Protecting Report Integrity
While all retailers are now familiar with the Payment Card Industry (PCI) Data Security Standards (DSS), some are still working on how best to protect cardholder data within their exception based reporting (EBR) application. Ultimately, the answer on how this data will be protected may depend on company-wide decisions or chosen protection methods. However, how your company chooses to protect the data may affect your ability to also effectively utilize reporting to detect exceptions.
The most common methods of cardholder data protection currently in use are: Masking, Encrypting, and Hashing. Each of these techniques has its benefits and limitations as they relate to their ability to provide adequate reporting within an EBR application.
Masking is the method most consumers are familiar with since many retailers, restaurants, etc., began "masking" credit card numbers on receipts, even before PCI-DSS was a requirement. Masking involves "hiding" certain numbers within the credit/debit card number. Businesses that mask credit/debit card numbers can show up to the first 6 digits and the last 4 digits of the number, with all digits in between "masked" (usually shown as "X" on a receipt).
While this method is the easiest to implement, and can provide valuable information for the merchant, it has also been found to be the least "safe" method for protecting cardholder data. Since the majority of credit/debit card numbers most commonly used in the United States consist of 14-16 digits, a hacker need only to identify 4-6 digits in order to obtain a complete, valid credit/debit card number. Research suggests this can be accomplished in a matter of a few hours.
Masking in relation to EBR can also present challenges in reviewing and identifying potential fraud issues. Taking into account that a merchant may show up to the first 6 digits (which usually contains issuing bank and/or regional information) and the last 4 digits of an account number, it is quite possible for different credit/debit cards issued by the same company/bank to appear to be the same credit/debit card account number if the number is masked. The result of different account numbers appearing to be the same account number due to the use of masking is commonly referred to as a "false positive". False positives within EBR reports can be not only time-consuming, but also costly to research and investigate.

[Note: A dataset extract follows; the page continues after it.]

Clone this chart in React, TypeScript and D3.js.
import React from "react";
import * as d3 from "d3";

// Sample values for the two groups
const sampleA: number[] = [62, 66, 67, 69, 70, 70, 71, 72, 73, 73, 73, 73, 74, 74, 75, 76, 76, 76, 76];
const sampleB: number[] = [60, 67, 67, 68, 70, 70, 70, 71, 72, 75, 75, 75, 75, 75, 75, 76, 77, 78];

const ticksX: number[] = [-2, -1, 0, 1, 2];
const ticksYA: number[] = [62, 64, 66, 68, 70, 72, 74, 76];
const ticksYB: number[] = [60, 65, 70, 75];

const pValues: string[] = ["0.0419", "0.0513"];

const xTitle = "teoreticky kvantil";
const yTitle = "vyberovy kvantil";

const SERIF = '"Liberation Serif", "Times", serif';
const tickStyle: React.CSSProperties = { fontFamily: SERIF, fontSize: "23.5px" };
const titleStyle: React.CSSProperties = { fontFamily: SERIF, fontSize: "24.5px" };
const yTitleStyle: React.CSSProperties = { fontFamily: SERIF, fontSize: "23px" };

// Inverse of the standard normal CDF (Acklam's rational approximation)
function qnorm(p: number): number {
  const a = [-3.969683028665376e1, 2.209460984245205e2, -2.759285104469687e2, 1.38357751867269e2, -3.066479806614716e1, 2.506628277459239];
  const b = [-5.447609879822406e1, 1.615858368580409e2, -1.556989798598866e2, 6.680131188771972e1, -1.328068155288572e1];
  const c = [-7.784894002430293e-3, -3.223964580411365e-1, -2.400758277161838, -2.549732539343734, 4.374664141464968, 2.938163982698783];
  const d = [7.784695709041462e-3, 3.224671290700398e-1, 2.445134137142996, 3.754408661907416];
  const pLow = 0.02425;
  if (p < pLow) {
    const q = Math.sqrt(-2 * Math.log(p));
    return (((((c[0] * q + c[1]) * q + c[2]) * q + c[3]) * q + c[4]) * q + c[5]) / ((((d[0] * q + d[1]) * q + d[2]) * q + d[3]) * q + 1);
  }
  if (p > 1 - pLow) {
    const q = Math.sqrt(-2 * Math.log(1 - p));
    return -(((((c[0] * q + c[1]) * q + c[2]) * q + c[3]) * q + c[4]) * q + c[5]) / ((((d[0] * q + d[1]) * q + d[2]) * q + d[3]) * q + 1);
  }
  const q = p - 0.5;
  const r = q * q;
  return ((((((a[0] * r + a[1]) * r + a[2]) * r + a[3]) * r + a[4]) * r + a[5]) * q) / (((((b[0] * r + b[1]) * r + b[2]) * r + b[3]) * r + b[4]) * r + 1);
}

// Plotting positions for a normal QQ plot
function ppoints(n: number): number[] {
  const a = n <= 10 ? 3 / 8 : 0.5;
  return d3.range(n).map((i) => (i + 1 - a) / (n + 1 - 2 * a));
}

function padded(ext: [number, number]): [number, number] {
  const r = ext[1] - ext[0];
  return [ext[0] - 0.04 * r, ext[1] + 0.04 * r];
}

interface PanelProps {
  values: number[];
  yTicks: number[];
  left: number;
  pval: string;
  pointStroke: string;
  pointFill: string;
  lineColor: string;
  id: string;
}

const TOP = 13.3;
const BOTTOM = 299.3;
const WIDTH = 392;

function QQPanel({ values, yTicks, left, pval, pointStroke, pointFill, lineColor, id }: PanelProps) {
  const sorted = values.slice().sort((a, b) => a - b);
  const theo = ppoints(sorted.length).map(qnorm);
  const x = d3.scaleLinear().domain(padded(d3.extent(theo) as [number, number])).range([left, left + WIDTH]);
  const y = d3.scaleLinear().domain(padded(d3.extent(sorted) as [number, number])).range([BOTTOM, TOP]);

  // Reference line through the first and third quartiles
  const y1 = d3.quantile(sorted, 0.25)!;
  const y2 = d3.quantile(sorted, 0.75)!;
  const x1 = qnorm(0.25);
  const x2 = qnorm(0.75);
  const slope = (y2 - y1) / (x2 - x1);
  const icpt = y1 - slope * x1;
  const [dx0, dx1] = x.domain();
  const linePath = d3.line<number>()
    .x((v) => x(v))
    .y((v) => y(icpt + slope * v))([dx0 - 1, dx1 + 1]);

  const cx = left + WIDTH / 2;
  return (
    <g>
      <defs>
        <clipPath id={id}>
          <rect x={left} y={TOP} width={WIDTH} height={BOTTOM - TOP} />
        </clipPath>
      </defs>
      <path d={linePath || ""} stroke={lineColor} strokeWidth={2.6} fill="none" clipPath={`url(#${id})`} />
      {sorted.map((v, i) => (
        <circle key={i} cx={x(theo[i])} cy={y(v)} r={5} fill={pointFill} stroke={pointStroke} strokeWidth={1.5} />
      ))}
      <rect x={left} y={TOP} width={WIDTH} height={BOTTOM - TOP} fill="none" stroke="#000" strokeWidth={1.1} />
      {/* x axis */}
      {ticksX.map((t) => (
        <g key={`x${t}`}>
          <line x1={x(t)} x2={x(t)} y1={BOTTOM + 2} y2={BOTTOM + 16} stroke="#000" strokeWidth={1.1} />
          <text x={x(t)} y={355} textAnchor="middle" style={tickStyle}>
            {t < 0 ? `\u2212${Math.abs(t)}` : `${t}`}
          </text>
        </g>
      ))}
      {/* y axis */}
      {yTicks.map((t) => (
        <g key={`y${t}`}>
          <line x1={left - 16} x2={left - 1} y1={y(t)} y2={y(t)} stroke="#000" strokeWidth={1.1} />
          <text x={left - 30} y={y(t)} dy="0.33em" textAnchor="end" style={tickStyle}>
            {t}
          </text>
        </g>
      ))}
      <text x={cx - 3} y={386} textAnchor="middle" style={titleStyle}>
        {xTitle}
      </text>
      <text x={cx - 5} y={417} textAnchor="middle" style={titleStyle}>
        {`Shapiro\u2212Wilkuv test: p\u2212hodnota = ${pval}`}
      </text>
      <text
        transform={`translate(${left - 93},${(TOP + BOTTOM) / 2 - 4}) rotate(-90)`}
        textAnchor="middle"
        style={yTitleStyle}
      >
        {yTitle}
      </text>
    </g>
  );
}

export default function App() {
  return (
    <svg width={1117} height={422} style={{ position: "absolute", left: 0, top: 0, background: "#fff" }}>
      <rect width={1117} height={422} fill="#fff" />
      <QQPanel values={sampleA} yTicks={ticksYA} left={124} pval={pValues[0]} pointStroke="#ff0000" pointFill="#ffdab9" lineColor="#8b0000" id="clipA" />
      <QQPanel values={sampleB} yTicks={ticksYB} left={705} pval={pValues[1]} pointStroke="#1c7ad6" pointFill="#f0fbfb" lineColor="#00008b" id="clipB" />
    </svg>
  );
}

While masking may be considered an ideal option for transaction data receipts, more secure methods exist for the processing and storing of cardholder data. In the evaluation of a more secure method of compliance in conjunction with EBR, the primary consideration of an organization may need to be the system in use and IT capability. In addition, it is important to determine if the credit/debit card number will need to be retrieved for any reason in the future. This is an important consideration and the main differential between the next two methods: Encrypting and Hashing.

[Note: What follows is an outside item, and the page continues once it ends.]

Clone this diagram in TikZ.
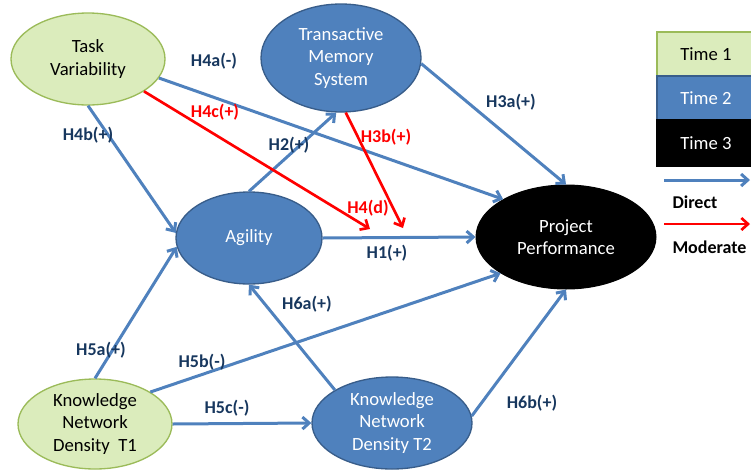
\documentclass[tikz,border=0pt]{standalone}
\usepackage{fontspec}
\setmainfont{Carlito}
\usetikzlibrary{shapes.geometric,arrows.meta}

\definecolor{accblue}{RGB}{79,129,189}
\definecolor{accblueline}{RGB}{56,93,138}
\definecolor{lightgreen}{RGB}{219,236,188}
\definecolor{greenline}{RGB}{155,187,89}
\definecolor{navytext}{RGB}{23,55,94}

\tikzset{every picture/.style={line width=0.75pt}}

\begin{document}
\begin{tikzpicture}[x=0.75pt,y=0.75pt,yscale=-1,xscale=1,
  nodetext/.style={font=\fontsize{14}{17}\selectfont, align=center, inner sep=0pt},
  greenell/.style={ellipse, nodetext, draw=greenline, line width=1pt, fill=lightgreen, text=black},
  blueell/.style={ellipse, nodetext, draw=accblueline, line width=1pt, fill=accblue, text=white},
  legbox/.style={rectangle, nodetext, minimum width=73.5pt, minimum height=33pt, line width=1pt},
  direct/.style={draw=accblue, line width=2.25pt, -{Straight Barb[length=5pt,width=9pt]}},
  moderate/.style={draw=red, line width=2pt, -{Straight Barb[length=5pt,width=9pt]}},
  hyp/.style={font=\fontsize{13.5}{15}\selectfont\bfseries, text=navytext, inner sep=0.75pt},
  hypred/.style={hyp, text=red}]
        %set diagram size 751 x 469
        \useasboundingbox (0,0) rectangle (751,469);

        %Shape: Ellipse
        \node [greenell, minimum width=115.5pt, minimum height=69pt] (tv) at (88,59) {Task\\Variability};
        %Shape: Ellipse
        \node [blueell, minimum width=120pt, minimum height=81pt] (tms) at (341,58) {Transactive\\Memory\\System};
        %Shape: Ellipse
        \node [blueell, minimum width=109.5pt, minimum height=69pt] (ag) at (249,238) {Agility};
        %Shape: Ellipse
        \node [ellipse, nodetext, draw=black, fill=black, text=white, minimum width=135pt, minimum height=78pt] (pp) at (566,237) {Project\\Performance};
        %Shape: Ellipse
        \node [greenell, minimum width=115.5pt, minimum height=67.5pt] (knda) at (95,424) {Knowledge\\Network\\Density~~T1};
        %Shape: Ellipse
        \node [blueell, minimum width=120pt, minimum height=69pt] (kndb) at (392,423) {Knowledge\\Network\\Density T2};

        %Legend boxes
        \node [legbox, draw=greenline, fill=lightgreen, text=black] (timea) at (706,54) {Time 1};
        \node [legbox, draw=accblueline, fill=accblue, text=white] (timeb) at (706,98) {Time 2};
        \node [legbox, draw=black, fill=black, text=white, minimum height=34.5pt] (timec) at (706,143) {Time 3};

        %Direct effects
        \draw [direct] (tv.-15) -- (pp.149);
        \draw [direct] (tv.-90) -- (ag.176);
        \draw [direct] (tms.-4) -- (pp.90);
        \draw [direct] (ag.90) -- (tms.-95);
        \draw [direct] (ag.0) -- (pp.180);
        \draw [direct] (knda.90) -- (ag.-173);
        \draw [direct] (knda.30) -- (pp.-151);
        \draw [direct] (knda.0) -- (kndb.180);
        \draw [direct] (kndb.150) -- (ag.-90);
        \draw [direct] (kndb.5) -- (pp.-90);

        %Moderating effects
        \coordinate (hfourcend) at (370,229);
        \coordinate (hthreebend) at (403,228);
        \draw [moderate] (tv.-30) -- (hfourcend);
        \draw [moderate] (tms.-85) -- (hthreebend);

        %Legend arrows
        \coordinate (dirstart) at (664,180);
        \coordinate (dirend) at (750,180);
        \coordinate (modstart) at (664,224);
        \coordinate (modend) at (750,224);
        \draw [direct] (dirstart) -- (dirend);
        \draw [moderate] (modstart) -- (modend);

        % Text Node
        \node [hyp] (lhfoura) at (214,61) {H4a(-)};
        % Text Node
        \node [hypred] (lhfourc) at (215,112) {H4c(+)};
        % Text Node
        \node [hyp] (lhfourb) at (88,135) {H4b(+)};
        % Text Node
        \node [hyp] (lhthreea) at (511,102) {H3a(+)};
        % Text Node
        \node [hypred] (lhthreeb) at (386,137) {H3b(+)};
        % Text Node
        \node [hyp] (lhtwo) at (289,145) {H2(+)};
        % Text Node
        \node [hypred] (lhfourd) at (368,208) {H4(d)};
        % Text Node
        \node [hyp] (lhone) at (387,253) {H1(+)};
        % Text Node
        \node [hyp] (lhfivea) at (101,350) {H5a(+)};
        % Text Node
        \node [hyp] (lhfiveb) at (202,362) {H5b(-)};
        % Text Node
        \node [hyp] (lhfivec) at (227,408) {H5c(-)};
        % Text Node
        \node [hyp] (lhsixa) at (307,304) {H6a(+)};
        % Text Node
        \node [hyp] (lhsixb) at (532,403) {H6b(+)};
        % Text Node
        \node [hyp, text=black, anchor=west] (ldirect) at (671,202) {Direct};
        % Text Node
        \node [hyp, text=black, anchor=west] (lmoderate) at (671,247) {Moderate};

\end{tikzpicture}
\end{document}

Encryption is a method whereby the account number is changed into a series of alpha-numeric digits, which essentially makes the number meaningless to the viewer. Encryption is a two-way process, so if you require the need to reverse the process to obtain the actual card number within your EBR process, encryption may in fact be the preferred method of protection.
In relation to an EBR application, a primary benefit to encryption is that the encrypted number, although meaningless, will be the same each time a specific credit/debit card is used (provided the encryption key remains the same). This can greatly reduce the number of false positives as described with masking. Drawbacks to using encryption include: possible stricter PCI standards, since the encryption can be reversed to obtain true account data; increased system security measures to safeguard the encryption key; as well the possible loss of historical data if the encryption key is changed. However, it is possible to re-encrypt the historical data with the new key to ensure future use of a particular account is captured under the same encryption.
The final most common method to protecting cardholder account data is Hashing. Hashing is very similar to encryption; however, it cannot be reversed. Like encryption, hashing also changes the credit/debit card number into a series of alpha numeric digits, creating a meaningless number to the viewer. However, hashing creates a unique number for each account number using an algorithm, which can prove to be a preferred method in conjunction to its use with an EBR tool.
Since the algorithm is the same, it will produce the same hash number each time a specific credit/debit number is used. This allows for the generation of multiple EBR reports without the fear of false positives. Again, it is important to note that unlike encryption, hashing is not reversible and the raw number cannot be retrieved systemically.
Determining Which Method is Best
The ability to maintain the integrity of the card should be considered paramount in determining the chosen method of protection for an EBR application. Hashing or encryption provides these levels of integrity. Coupling one of these chosen methods in conjunction with a masked credit card field in your reports will provide your EBR reporting with a good visible report and the necessary integrity to eliminate almost all false positive possibilities.
Beyond methods of protection, there are other considerations that need to be made by an organization prior to choosing a final method. These considerations include reviewing who requires raw number visibility, access to decryption methods and access to systems that may show raw numbers are some of these considerations. PCI standards are changing how data has been seen and utilized by retailers, and will require changes to not only systems, but processes as well. When it comes to EBR applications, the overall goal is to protect the data without losing the ability to detect the exceptions.